____ Dataset extract
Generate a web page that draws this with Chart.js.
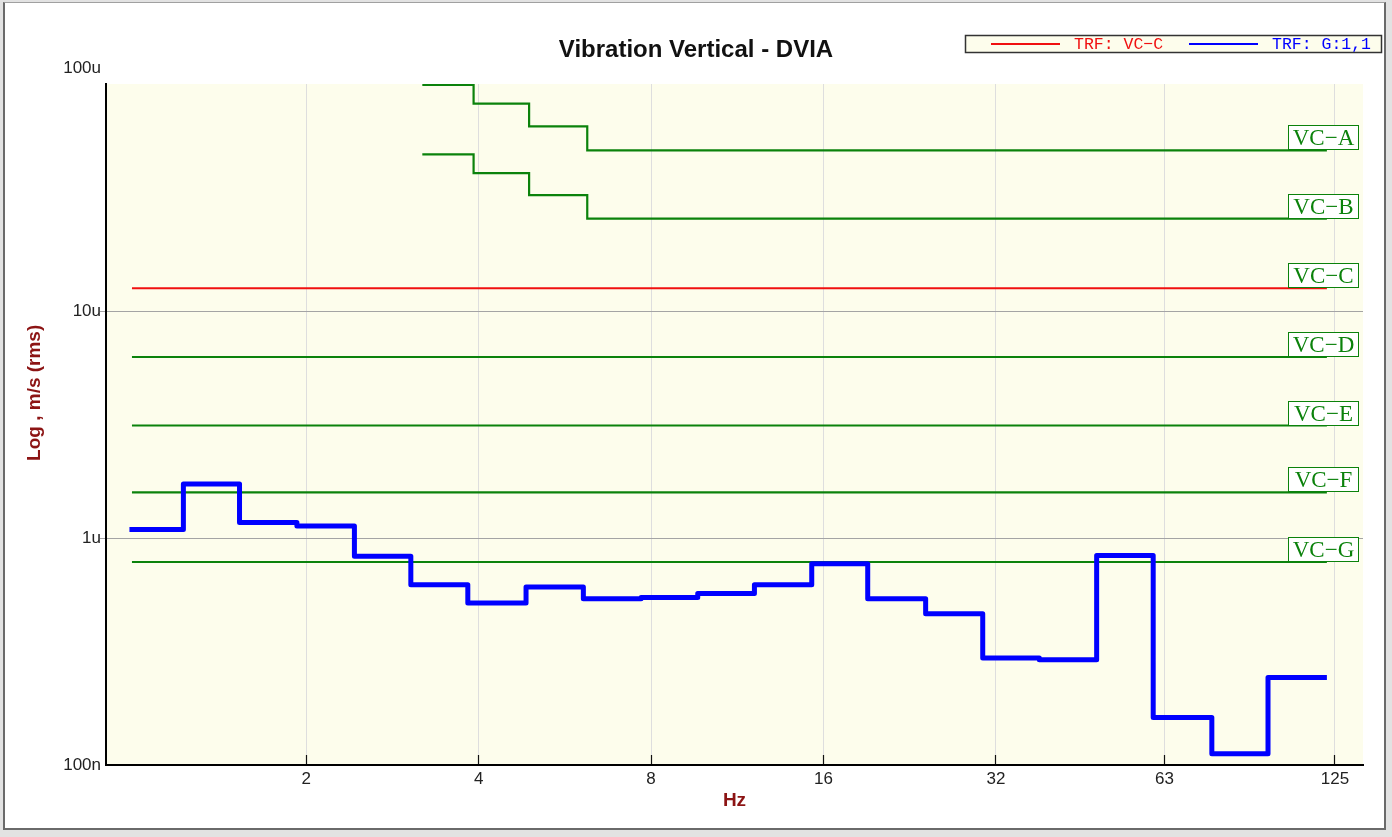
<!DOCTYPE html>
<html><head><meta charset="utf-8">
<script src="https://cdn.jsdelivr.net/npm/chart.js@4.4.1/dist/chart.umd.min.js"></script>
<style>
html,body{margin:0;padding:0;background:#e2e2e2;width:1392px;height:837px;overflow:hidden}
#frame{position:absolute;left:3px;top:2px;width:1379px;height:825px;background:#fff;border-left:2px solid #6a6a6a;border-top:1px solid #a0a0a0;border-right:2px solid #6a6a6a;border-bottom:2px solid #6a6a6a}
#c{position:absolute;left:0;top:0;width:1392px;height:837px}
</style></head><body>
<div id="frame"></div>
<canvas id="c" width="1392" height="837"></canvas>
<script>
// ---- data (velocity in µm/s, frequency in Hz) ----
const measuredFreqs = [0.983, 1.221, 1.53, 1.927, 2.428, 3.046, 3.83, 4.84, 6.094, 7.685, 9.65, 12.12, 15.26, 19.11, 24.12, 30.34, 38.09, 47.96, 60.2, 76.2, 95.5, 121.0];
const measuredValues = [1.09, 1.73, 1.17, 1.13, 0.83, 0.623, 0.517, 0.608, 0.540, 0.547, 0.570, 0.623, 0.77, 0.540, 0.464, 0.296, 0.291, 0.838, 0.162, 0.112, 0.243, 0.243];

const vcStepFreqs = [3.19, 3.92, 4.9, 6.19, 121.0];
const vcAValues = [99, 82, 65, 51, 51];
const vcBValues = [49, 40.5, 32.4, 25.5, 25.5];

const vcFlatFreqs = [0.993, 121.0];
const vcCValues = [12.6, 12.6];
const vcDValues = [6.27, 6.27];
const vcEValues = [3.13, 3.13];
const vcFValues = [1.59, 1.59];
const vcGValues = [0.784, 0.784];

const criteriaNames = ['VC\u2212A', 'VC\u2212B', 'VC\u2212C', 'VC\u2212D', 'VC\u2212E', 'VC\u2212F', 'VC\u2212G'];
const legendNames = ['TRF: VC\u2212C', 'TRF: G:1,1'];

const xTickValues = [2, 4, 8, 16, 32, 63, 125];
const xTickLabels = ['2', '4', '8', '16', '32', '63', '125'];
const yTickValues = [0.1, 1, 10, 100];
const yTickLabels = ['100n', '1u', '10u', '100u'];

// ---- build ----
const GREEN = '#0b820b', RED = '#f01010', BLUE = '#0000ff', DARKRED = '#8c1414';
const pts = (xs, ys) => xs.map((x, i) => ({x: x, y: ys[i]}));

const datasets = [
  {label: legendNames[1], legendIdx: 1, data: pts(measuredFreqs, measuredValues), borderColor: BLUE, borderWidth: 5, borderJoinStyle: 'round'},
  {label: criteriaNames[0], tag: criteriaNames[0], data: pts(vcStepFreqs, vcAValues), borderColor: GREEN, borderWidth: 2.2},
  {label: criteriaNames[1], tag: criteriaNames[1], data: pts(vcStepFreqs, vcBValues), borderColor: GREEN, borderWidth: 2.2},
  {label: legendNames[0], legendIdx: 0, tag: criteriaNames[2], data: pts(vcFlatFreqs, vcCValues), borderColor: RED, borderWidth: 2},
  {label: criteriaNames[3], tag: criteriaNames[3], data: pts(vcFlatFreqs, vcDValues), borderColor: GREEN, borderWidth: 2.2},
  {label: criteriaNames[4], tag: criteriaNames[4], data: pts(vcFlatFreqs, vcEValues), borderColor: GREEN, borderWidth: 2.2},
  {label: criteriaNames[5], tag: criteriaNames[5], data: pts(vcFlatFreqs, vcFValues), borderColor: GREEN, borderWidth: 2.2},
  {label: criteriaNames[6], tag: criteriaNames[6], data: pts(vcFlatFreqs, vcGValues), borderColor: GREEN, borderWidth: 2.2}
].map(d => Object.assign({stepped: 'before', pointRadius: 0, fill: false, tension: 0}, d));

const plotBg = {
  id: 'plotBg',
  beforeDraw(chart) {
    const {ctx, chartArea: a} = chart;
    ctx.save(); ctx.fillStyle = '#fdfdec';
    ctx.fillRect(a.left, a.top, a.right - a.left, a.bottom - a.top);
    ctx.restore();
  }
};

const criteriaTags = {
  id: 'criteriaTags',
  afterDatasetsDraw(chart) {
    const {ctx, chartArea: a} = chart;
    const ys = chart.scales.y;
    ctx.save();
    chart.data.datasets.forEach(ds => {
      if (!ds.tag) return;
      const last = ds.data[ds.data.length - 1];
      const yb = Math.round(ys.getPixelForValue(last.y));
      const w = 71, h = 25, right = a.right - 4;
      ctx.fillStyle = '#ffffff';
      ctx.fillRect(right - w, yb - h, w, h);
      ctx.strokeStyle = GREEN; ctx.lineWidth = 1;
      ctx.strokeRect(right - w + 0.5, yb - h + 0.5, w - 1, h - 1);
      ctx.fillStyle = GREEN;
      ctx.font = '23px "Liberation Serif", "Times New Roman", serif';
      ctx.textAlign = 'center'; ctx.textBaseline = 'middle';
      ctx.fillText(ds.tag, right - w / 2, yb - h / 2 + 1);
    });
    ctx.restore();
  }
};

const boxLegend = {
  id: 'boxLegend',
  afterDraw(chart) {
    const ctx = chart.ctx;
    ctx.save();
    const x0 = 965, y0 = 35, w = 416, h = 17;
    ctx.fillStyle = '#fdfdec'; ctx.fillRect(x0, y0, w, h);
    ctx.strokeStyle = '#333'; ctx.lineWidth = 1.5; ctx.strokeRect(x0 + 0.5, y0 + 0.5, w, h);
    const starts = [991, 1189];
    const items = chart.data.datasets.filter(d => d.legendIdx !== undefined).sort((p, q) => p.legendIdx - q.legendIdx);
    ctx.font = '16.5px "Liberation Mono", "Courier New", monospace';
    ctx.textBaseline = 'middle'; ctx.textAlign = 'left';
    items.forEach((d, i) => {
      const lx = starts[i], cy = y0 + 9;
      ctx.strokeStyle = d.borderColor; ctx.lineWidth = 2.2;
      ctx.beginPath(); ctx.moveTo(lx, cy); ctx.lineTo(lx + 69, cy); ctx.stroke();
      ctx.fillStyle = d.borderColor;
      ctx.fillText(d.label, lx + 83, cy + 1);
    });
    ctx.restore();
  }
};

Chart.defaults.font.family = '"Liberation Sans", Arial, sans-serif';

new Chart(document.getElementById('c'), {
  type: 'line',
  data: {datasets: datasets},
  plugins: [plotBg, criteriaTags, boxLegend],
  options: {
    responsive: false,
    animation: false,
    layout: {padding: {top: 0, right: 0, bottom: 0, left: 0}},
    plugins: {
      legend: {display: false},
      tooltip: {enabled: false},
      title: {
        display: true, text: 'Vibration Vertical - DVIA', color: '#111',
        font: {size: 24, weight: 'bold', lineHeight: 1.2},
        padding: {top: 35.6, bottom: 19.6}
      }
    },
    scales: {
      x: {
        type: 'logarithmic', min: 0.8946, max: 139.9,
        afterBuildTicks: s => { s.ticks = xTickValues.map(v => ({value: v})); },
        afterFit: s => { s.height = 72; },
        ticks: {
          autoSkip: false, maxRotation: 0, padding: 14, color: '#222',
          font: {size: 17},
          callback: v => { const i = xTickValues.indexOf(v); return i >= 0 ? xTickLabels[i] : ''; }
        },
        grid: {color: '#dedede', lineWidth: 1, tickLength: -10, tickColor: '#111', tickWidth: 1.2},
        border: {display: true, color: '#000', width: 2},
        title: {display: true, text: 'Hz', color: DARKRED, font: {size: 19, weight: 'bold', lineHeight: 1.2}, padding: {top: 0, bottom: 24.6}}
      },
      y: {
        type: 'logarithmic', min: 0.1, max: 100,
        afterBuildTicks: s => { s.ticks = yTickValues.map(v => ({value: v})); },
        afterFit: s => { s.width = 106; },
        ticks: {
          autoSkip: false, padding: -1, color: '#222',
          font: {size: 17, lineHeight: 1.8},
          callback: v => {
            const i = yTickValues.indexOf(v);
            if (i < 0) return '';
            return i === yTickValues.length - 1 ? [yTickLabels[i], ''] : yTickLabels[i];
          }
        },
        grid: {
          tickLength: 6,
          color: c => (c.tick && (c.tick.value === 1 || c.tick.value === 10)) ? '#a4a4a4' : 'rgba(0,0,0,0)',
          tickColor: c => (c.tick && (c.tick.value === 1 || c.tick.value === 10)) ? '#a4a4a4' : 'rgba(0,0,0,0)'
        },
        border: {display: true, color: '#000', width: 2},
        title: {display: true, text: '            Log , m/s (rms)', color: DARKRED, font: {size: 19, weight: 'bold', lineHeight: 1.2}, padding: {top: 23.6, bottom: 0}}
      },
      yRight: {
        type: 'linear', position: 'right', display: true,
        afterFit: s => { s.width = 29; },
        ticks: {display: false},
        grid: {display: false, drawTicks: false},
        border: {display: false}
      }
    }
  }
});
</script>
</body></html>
________
Task objective » Extract, word for word, each line from the top of the data down to and including the line with "const pts = (xs, ys)"; skip the pictures.

Correct output »
Generate a web page that draws this with Chart.js.
<!DOCTYPE html>
<html><head><meta charset="utf-8">
<script src="https://cdn.jsdelivr.net/npm/chart.js@4.4.1/dist/chart.umd.min.js"></script>
<style>
html,body{margin:0;padding:0;background:#e2e2e2;width:1392px;height:837px;overflow:hidden}
#frame{position:absolute;left:3px;top:2px;width:1379px;height:825px;background:#fff;border-left:2px solid #6a6a6a;border-top:1px solid #a0a0a0;border-right:2px solid #6a6a6a;border-bottom:2px solid #6a6a6a}
#c{position:absolute;left:0;top:0;width:1392px;height:837px}
</style></head><body>
<div id="frame"></div>
<canvas id="c" width="1392" height="837"></canvas>
<script>
// ---- data (velocity in µm/s, frequency in Hz) ----
const measuredFreqs = [0.983, 1.221, 1.53, 1.927, 2.428, 3.046, 3.83, 4.84, 6.094, 7.685, 9.65, 12.12, 15.26, 19.11, 24.12, 30.34, 38.09, 47.96, 60.2, 76.2, 95.5, 121.0];
const measuredValues = [1.09, 1.73, 1.17, 1.13, 0.83, 0.623, 0.517, 0.608, 0.540, 0.547, 0.570, 0.623, 0.77, 0.540, 0.464, 0.296, 0.291, 0.838, 0.162, 0.112, 0.243, 0.243];

const vcStepFreqs = [3.19, 3.92, 4.9, 6.19, 121.0];
const vcAValues = [99, 82, 65, 51, 51];
const vcBValues = [49, 40.5, 32.4, 25.5, 25.5];

const vcFlatFreqs = [0.993, 121.0];
const vcCValues = [12.6, 12.6];
const vcDValues = [6.27, 6.27];
const vcEValues = [3.13, 3.13];
const vcFValues = [1.59, 1.59];
const vcGValues = [0.784, 0.784];

const criteriaNames = ['VC\u2212A', 'VC\u2212B', 'VC\u2212C', 'VC\u2212D', 'VC\u2212E', 'VC\u2212F', 'VC\u2212G'];
const legendNames = ['TRF: VC\u2212C', 'TRF: G:1,1'];

const xTickValues = [2, 4, 8, 16, 32, 63, 125];
const xTickLabels = ['2', '4', '8', '16', '32', '63', '125'];
const yTickValues = [0.1, 1, 10, 100];
const yTickLabels = ['100n', '1u', '10u', '100u'];

// ---- build ----
const GREEN = '#0b820b', RED = '#f01010', BLUE = '#0000ff', DARKRED = '#8c1414';
const pts = (xs, ys) => xs.map((x, i) => ({x: x, y: ys[i]}));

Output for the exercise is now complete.